Drive another quarter-mile up Interstate 75, past the billboards for Bristol's Strip Club and Trader's World Flea Market, and suddenly the image appears in all its full dimensions. Jesus, depicted from the waist up, is six stories tall and seems to burst from the ground, as if he might gather a tractor-trailer in his Honda-size hands and lift it to heaven.
After dark, the figure is illuminated by spotlights from below. "It sort of looms out at you, especially at night," said Aaron Andrews, a trucker from Milwaukee.
The statue, erected in 2003, was the inspiration of Lawrence and Darlene Bishop, evangelical Christian pastors of the 3,400-member Solid Rock Church here, which spent $250,000 on a project that did not go smoothly.
The image's steel frame was built in nearby Lebanon, Ohio, and the body, made of Styrofoam and fiberglass, on the beach in Jacksonville, Fla.

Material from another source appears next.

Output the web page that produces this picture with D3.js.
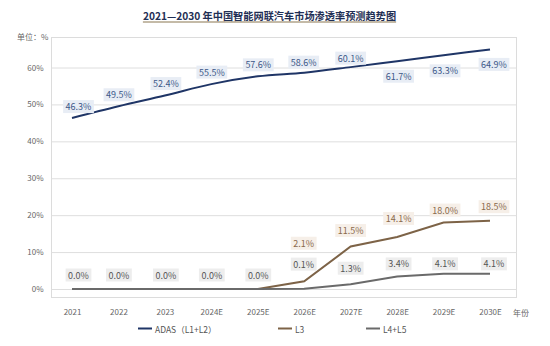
<!DOCTYPE html>
<html>
<head>
<meta charset="utf-8">
<script src="https://cdn.jsdelivr.net/npm/d3@7"></script>
<style>
  html, body { margin: 0; padding: 0; background: #fff; }
  svg { display: block; font-family: "Noto Sans CJK SC", "Noto Sans", sans-serif; }
</style>
</head>
<body>
<svg id="chart" width="550" height="346"></svg>
<script>
// ---- data ----
const years = ["2021", "2022", "2023", "2024E", "2025E", "2026E", "2027E", "2028E", "2029E", "2030E"];
const adas = [46.3, 49.5, 52.4, 55.5, 57.6, 58.6, 60.1, 61.7, 63.3, 64.9];
const l3 = [0, 0, 0, 0, 0, 2.1, 11.5, 14.1, 18.0, 18.5];
const l4l5 = [0, 0, 0, 0, 0, 0.1, 1.3, 3.4, 4.1, 4.1];
const yTicks = [0, 10, 20, 30, 40, 50, 60];
const seriesNames = ["ADAS（L1+L2）", "L3", "L4+L5"];
const titleText = "2021—2030 年中国智能网联汽车市场渗透率预测趋势图";

// ---- layout (label placement, not data) ----
const adasLabelDy = [-11.5, -11.5, -12, -12, -11.5, -10.5, -9, 15, 15.5, 15];
const l3LabelDy = [null, null, null, null, null, -38, -16, -18.5, -12.5, -14];
const l4LabelDy = [-14, -14, -14, -14, -14, -24.5, -16, -12.5, -10, -10];
const labelDx = [6.5, 0.5, 1, 0.5, 0.5, -0.5, 0, 1.5, 1.5, 4];

const svg = d3.select("#chart");
const x = d3.scalePoint().domain(years).range([72, 490]);
const y = d3.scaleLinear().domain([0, 60]).range([289, 67.5]);

const frame = { left: 51.5, right: 516.5, top: 37.5, bottom: 297.5 };

// title
const title = svg.append("text")
  .attr("x", 269.5).attr("y", 20)
  .attr("text-anchor", "middle")
  .attr("font-size", 10.2).attr("font-weight", "bold")
  .attr("fill", "#1f2f55")
  .text(titleText);
const tb = title.node().getBBox();
svg.append("line")
  .attr("x1", tb.x).attr("x2", tb.x + tb.width)
  .attr("y1", 22).attr("y2", 22)
  .attr("stroke", "#8a7650").attr("stroke-width", 1);

// unit
svg.append("text").attr("x", 17).attr("y", 40)
  .attr("font-size", 8).attr("fill", "#666").text("单位：%");

// frame
svg.append("rect")
  .attr("x", frame.left).attr("y", frame.top)
  .attr("width", frame.right - frame.left).attr("height", frame.bottom - frame.top)
  .attr("fill", "none").attr("stroke", "#dcdcdc").attr("stroke-width", 1);

// grid + y axis
const yAxis = d3.axisLeft(y).tickValues(yTicks).tickSize(-(frame.right - frame.left)).tickFormat(d => d + "%");
const gy = svg.append("g").attr("transform", `translate(${frame.left},0)`).call(yAxis);
gy.select(".domain").remove();
gy.selectAll(".tick line").attr("stroke", "#dedede").attr("stroke-width", 1);
gy.selectAll(".tick text").attr("x", -8).attr("font-size", 8).attr("fill", "#666")
  .attr("font-family", "\"Noto Sans CJK SC\", sans-serif");

// x axis
const xAxis = d3.axisBottom(x).tickSize(0);
const gx = svg.append("g").attr("transform", `translate(0,308)`).call(xAxis);
gx.select(".domain").remove();
gx.selectAll(".tick text").attr("font-size", 8).attr("fill", "#666").attr("dy", "0.5em")
  .attr("font-family", "\"Noto Sans CJK SC\", sans-serif");
svg.append("text").attr("x", 513).attr("y", 315.5)
  .attr("font-size", 8).attr("fill", "#666").text("年份");

// lines
const colors = ["#1f3566", "#7d6347", "#6a6a6a"];
const series = [adas, l3, l4l5];
const line = d3.line().x((d, i) => x(years[i])).y(d => y(d));
[0, 1, 2].forEach(k => {
  svg.append("path").datum(series[k])
    .attr("d", line.curve(k === 0 ? d3.curveMonotoneX : d3.curveLinear))
    .attr("fill", "none").attr("stroke", colors[k]).attr("stroke-width", 2);
});

// labels
const labelStyles = [
  { fill: "#3c5888", bg: "#e8edf5", dy: adasLabelDy },
  { fill: "#8a6a4c", bg: "#f6efe8", dy: l3LabelDy },
  { fill: "#555555", bg: "#ededed", dy: l4LabelDy }
];
[0, 1, 2].forEach(k => {
  const st = labelStyles[k];
  series[k].forEach((v, i) => {
    if (st.dy[i] === null) return;
    const cx = x(years[i]) + labelDx[i];
    const cy = y(v) + st.dy[i];
    const g = svg.append("g");
    const t = g.append("text")
      .attr("x", cx).attr("y", cy)
      .attr("text-anchor", "middle").attr("dominant-baseline", "central")
      .attr("font-size", 9).attr("fill", st.fill)
      .text(v.toFixed(1) + "%");
    const b = t.node().getBBox();
    g.insert("rect", "text")
      .attr("x", b.x - 2.5).attr("y", cy - 6.5)
      .attr("width", b.width + 5).attr("height", 13)
      .attr("fill", st.bg);
  });
});

// legend
const legendX = [138, 278, 366];
seriesNames.forEach((name, k) => {
  svg.append("line")
    .attr("x1", legendX[k]).attr("x2", legendX[k] + 14)
    .attr("y1", 328.5).attr("y2", 328.5)
    .attr("stroke", colors[k]).attr("stroke-width", 2);
  svg.append("text")
    .attr("x", legendX[k] + 17).attr("y", 328.5)
    .attr("dominant-baseline", "central")
    .attr("font-size", 8.5).attr("fill", "#555").text(name);
});
</script>
</body>
</html>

The body was then trucked north. But when workers started installing the statue on an island in a man-made reflecting pool behind the church, they found that the head and arms were too small for the chest.
The builder, James Lynch, then spent three months ripping the fiberglass apart and recasting the outstretched arms and upturned face. The completed figure weighs 16,000 pounds and, at 62 feet, stands 20 feet taller than originally planned, though its skin is so thin that it bends to the touch of a finger...
There is also a running disagreement over the statue's name. Postcards for sale in the church's gift shop refer to it as the King of Kings. Many locals call it Touchdown Jesus, since, a bit like the famed mural at the University of Notre Dame, it resembles a robed and bearded referee signaling a score at the goal line. Others call it Super Jesus, MC 62ft Jesus (for the technomusician of a similar name) or simply Big J.
The image to me looks like Jesus is sinking in quicksand, and trying to get out.